EXERCISE PROMPT -
Find the string "with" in the entries and copy each line that has it.

· · · · · · ·

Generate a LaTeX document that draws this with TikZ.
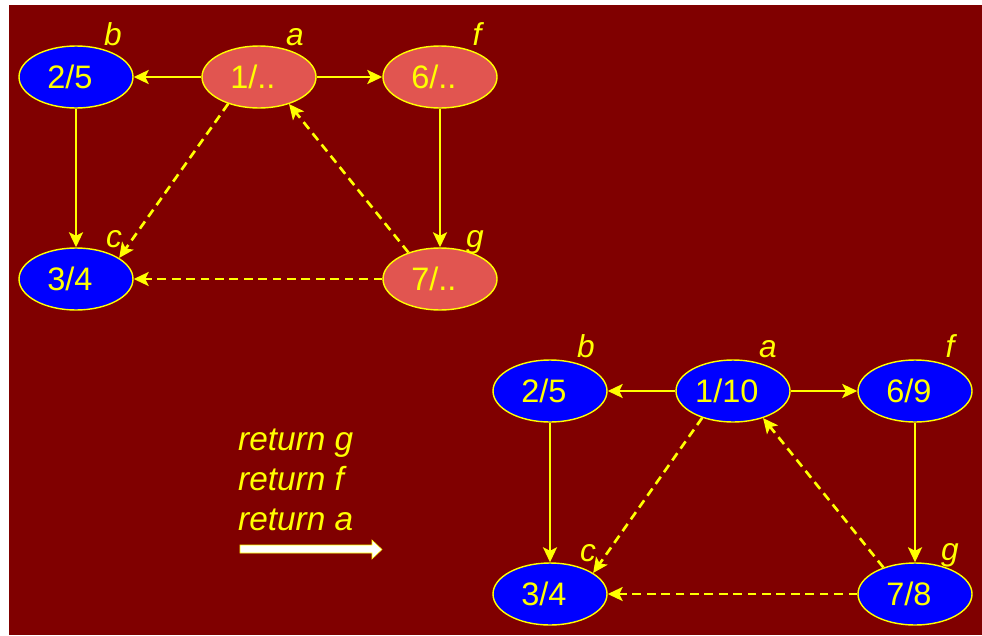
\documentclass[tikz,border=0pt]{standalone}
\usepackage{fontspec}
\setmainfont{Liberation Sans}
\usetikzlibrary{shapes.geometric, arrows.meta}
\definecolor{slideBg}{HTML}{800000}
\definecolor{nodeRed}{HTML}{E15550}
\definecolor{nodeBlue}{HTML}{0000FF}
\definecolor{lineYellow}{HTML}{FFFF00}

\begin{document}
\begin{tikzpicture}[
    vertex/.style={ellipse, draw=lineYellow, line width=0.8pt, minimum width=2.28cm, minimum height=1.24cm, inner sep=0pt, text=lineYellow, font=\fontsize{18.5}{21}\selectfont, execute at end node={\kern7pt}},
    open/.style={vertex, fill=nodeRed},
    done/.style={vertex, fill=nodeBlue},
    lbl/.style={anchor=base, text=lineYellow, font=\fontsize{18}{21}\selectfont\itshape},
    tree/.style={draw=lineYellow, line width=1.5pt, -{Stealth[length=3mm,width=2.8mm,inset=0.7mm]}},
    back/.style={tree, dash pattern=on 5pt off 3.2pt},
]
    % Slide background
    \useasboundingbox (0,0) rectangle (19.64,-12.70);
    \fill[slideBg] (0.18,-0.10) rectangle (19.64,-12.70);

    % Search in progress
    \node[done] (tb) at (1.52,-1.54) {2/5};
    \node[open] (ta) at (5.18,-1.54) {1/..};
    \node[open] (tf) at (8.80,-1.54) {6/..};
    \node[done] (tc) at (1.52,-5.58) {3/4};
    \node[open] (tg) at (8.80,-5.58) {7/..};

    \draw[tree] (ta) -- (tb);
    \draw[tree] (ta) -- (tf);
    \draw[tree] (tb) -- (tc);
    \draw[tree] (tf) -- (tg);
    \draw[back] (ta.221) -- (tc.26);
    \draw[back] (tg.140) -- (ta.318);
    \draw[back] (tg.west) -- (tc.east);

    \node[lbl] at (2.26,-0.90) {b};
    \node[lbl] at (5.90,-0.90) {a};
    \node[lbl] at (9.54,-0.90) {f};
    \node[lbl] at (2.28,-4.94) {c};
    \node[lbl] at (9.50,-4.94) {g};

    % Returns
    \node[anchor=base west, align=left, text=lineYellow, font=\fontsize{19}{22.7}\selectfont\itshape] (returns) at (4.64,-10.60) {return g\\return f\\return a};
    \filldraw[fill=white, draw=lineYellow, line width=0.3pt] (4.80,-10.90) -- (7.44,-10.90) -- (7.44,-10.80) -- (7.64,-10.99) -- (7.44,-11.18) -- (7.44,-11.06) -- (4.80,-11.06) -- cycle;

    % Search finished
    \node[done] (bb) at (11.00,-7.82) {2/5};
    \node[done] (ba) at (14.66,-7.82) {1/10};
    \node[done] (bf) at (18.30,-7.82) {6/9};
    \node[done] (bc) at (11.00,-11.88) {3/4};
    \node[done] (bg) at (18.30,-11.88) {7/8};

    \draw[tree] (ba) -- (bb);
    \draw[tree] (ba) -- (bf);
    \draw[tree] (bb) -- (bc);
    \draw[tree] (bf) -- (bg);
    \draw[back] (ba.221) -- (bc.26);
    \draw[back] (bg.140) -- (ba.318);
    \draw[back] (bg.west) -- (bc.east);

    \node[lbl] at (11.72,-7.14) {b};
    \node[lbl] at (15.36,-7.14) {a};
    \node[lbl] at (19.00,-7.14) {f};
    \node[lbl] at (11.76,-11.22) {c};
    \node[lbl] at (19.00,-11.20) {g};
\end{tikzpicture}
\end{document}
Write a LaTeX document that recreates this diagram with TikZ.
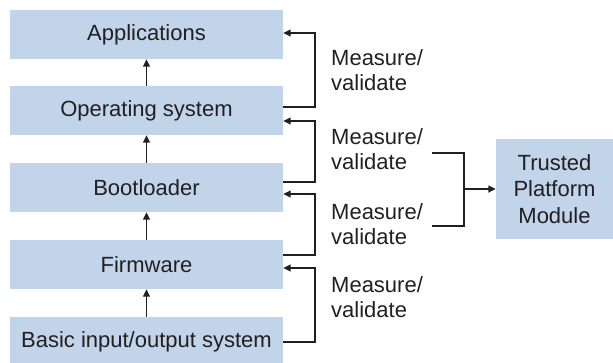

· · · · · · ·

RESPONSE TO THE TASK -
Generate a LaTeX document that draws this with TikZ.
Write a LaTeX document that recreates this diagram with TikZ.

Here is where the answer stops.